I can hear my seven year old happily singing from the bathroom as I load the dishwasher. It's almost time to leave for school. His big sister points out that he’s been in there a long time, and that he’s probably getting into stuff. It’s the same suspicion I have, but I’m enjoying his little rendition of The Final Countdown and I don’t want to interrupt him. Besides, his bathroom shenanigans are usually no more harmful than the occasional overzealous application of his Daddy’s cologne. Well that, and stuffing too much toilet paper down the toilet. I’m an expert with the toilet plunger. I have a lot of practice.
Trent returns and sits at the kitchen table to finish his breakfast and I walk back to my bedroom, to put my shoes on. I hear the sound of water running from the bathroom. Not good. I’m too late. Water is spilling out of the toilet and onto the floor when I open the bathroom door. First thing I need to do is stop the water. So I devise a little invention, one I’m quite proud of, using a chopstick to hold the chain up in the water tank, stopping the flow of water. While I’m throwing towels on the floor, sopping up the mess, I hear my son say, in a sad, quiet voice, “Grace says I broke the toilet”.
“No, no, no…she shouldn’t have said that”, I say, trying to comfort him. Not that I wasn’t thinking the same thing. “You do need to be more careful though, try not to use so much toilet paper. Now go get your coat on. You’re going to be late for school!”
The walk to school is a quiet one. My thoughts are on the big mess I now have to clean up when I return home. I don’t say anything else about it though, as my son obviously feels bad about the whole thing. I’m glad that I was quiet.
The rest of the day…well, I’ll spare you the details. It was a $%$#@ day. Literally. One clogged toilet turned into two, and then the bathtub backed up! Long story short, it was the septic tank, and not Trent’s fault in any way. I’m glad that I was quiet and didn’t say anything else to Trent that I would have regretted later.
That was something I could be proud of. But the day wasn’t over yet. I still had some humble pie to eat. Later on that night, Trent and my husband were in his room playing Legos. Furniture was moved around in a search for a missing piece, and a long lost watch was found in the process. A watch that I was sure had been taken by a visiting child. I never confronted the child or the parent about the missing watch, but I did voice my suspicion to my kids, even though I had no proof. I now had to apologize to my kids for what I had said and admit to my rash words.
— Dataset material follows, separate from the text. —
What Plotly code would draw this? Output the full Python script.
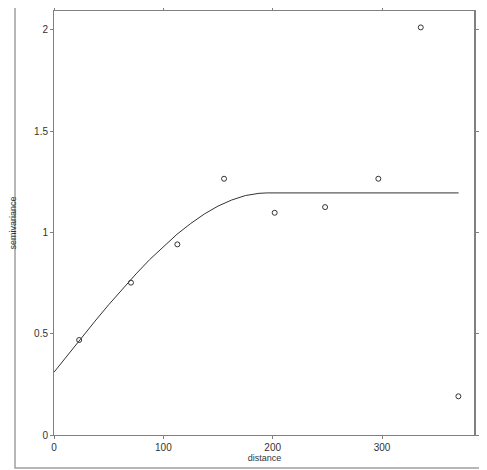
import plotly.graph_objects as go

# empirical semivariogram points
distance = [23, 70.4, 112.8, 155.5, 201.8, 247.9, 296.6, 335.4, 369.8]
semivariance = [0.469, 0.752, 0.941, 1.265, 1.097, 1.125, 1.265, 2.012, 0.191]

# fitted model curve
model_dist = [0, 12.5, 25, 37.5, 50, 62.5, 75, 87.5, 100, 112.5, 125, 137.5,
              150, 162.5, 175, 187.5, 195, 370]
model_gamma = [0.31, 0.395, 0.479, 0.562, 0.643, 0.721, 0.795, 0.866, 0.931, 0.991,
               1.044, 1.091, 1.130, 1.160, 1.182, 1.193, 1.195, 1.195]

x_ticks = [0, 100, 200, 300]
y_ticks = [0, 0.5, 1, 1.5, 2]
y_tick_text = ["0", "0.5", "1", "1.5", "2"]

fig = go.Figure()
fig.add_trace(go.Scatter(x=model_dist, y=model_gamma, mode="lines",
                         line=dict(color="#333333", width=1), hoverinfo="skip"))
fig.add_trace(go.Scatter(x=distance, y=semivariance, mode="markers",
                         marker=dict(symbol="circle-open", size=5, color="#333333",
                                     line=dict(width=1))))

axis_style = dict(showgrid=False, zeroline=False, showline=True, linecolor="#808080",
                  linewidth=1, mirror="ticks", ticks="outside", ticklen=3,
                  tickcolor="#808080", automargin=False,
                  tickfont=dict(size=10, color="#333333"))

fig.update_xaxes(range=[0, 385], tickvals=x_ticks, title=dict(text="distance", standoff=0,
                 font=dict(size=9, color="#333333")), **axis_style)
fig.update_yaxes(range=[0, 2.093], tickvals=y_ticks, ticktext=y_tick_text,
                 title=dict(text="semivariance", standoff=18,
                            font=dict(size=9, color="#333333")), **axis_style)

# outer frame and thicker right border
fig.add_shape(type="rect", xref="paper", yref="paper", x0=-0.0926, x1=1.0238,
              y0=-0.0778, y1=1.03, line=dict(color="#a0a0a0", width=1.5))
fig.add_shape(type="line", xref="paper", yref="paper", x0=1, x1=1, y0=0, y1=1,
              line=dict(color="#808080", width=2))

# the page adds an 8px body margin, so the figure is sized to fit inside it
fig.update_layout(width=479, height=462, showlegend=False,
                  margin=dict(l=46, r=12, t=3, b=35),
                  paper_bgcolor="white", plot_bgcolor="white",
                  font=dict(family="Liberation Sans, Arial, sans-serif"))

fig.write_html("out.html")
Ouch!
It was a long day. A few days prior I had chosen a phrase, as my motto for the year, painting it on canvas and hanging it up, so that I would be reminded often of its truth. It comes from Kim John Payne’s book, Simplicity Parenting. He says, “Before you speak, think. Is it true? Is it Kind? Is it necessary?” Now I have not only the painting, but these two memorable experiences to remind me of this truth. Hopefully, I won’t need any more of these types of life lessons to remind me again. Of course, I will. I know that. I just hope it won’t be for awhile.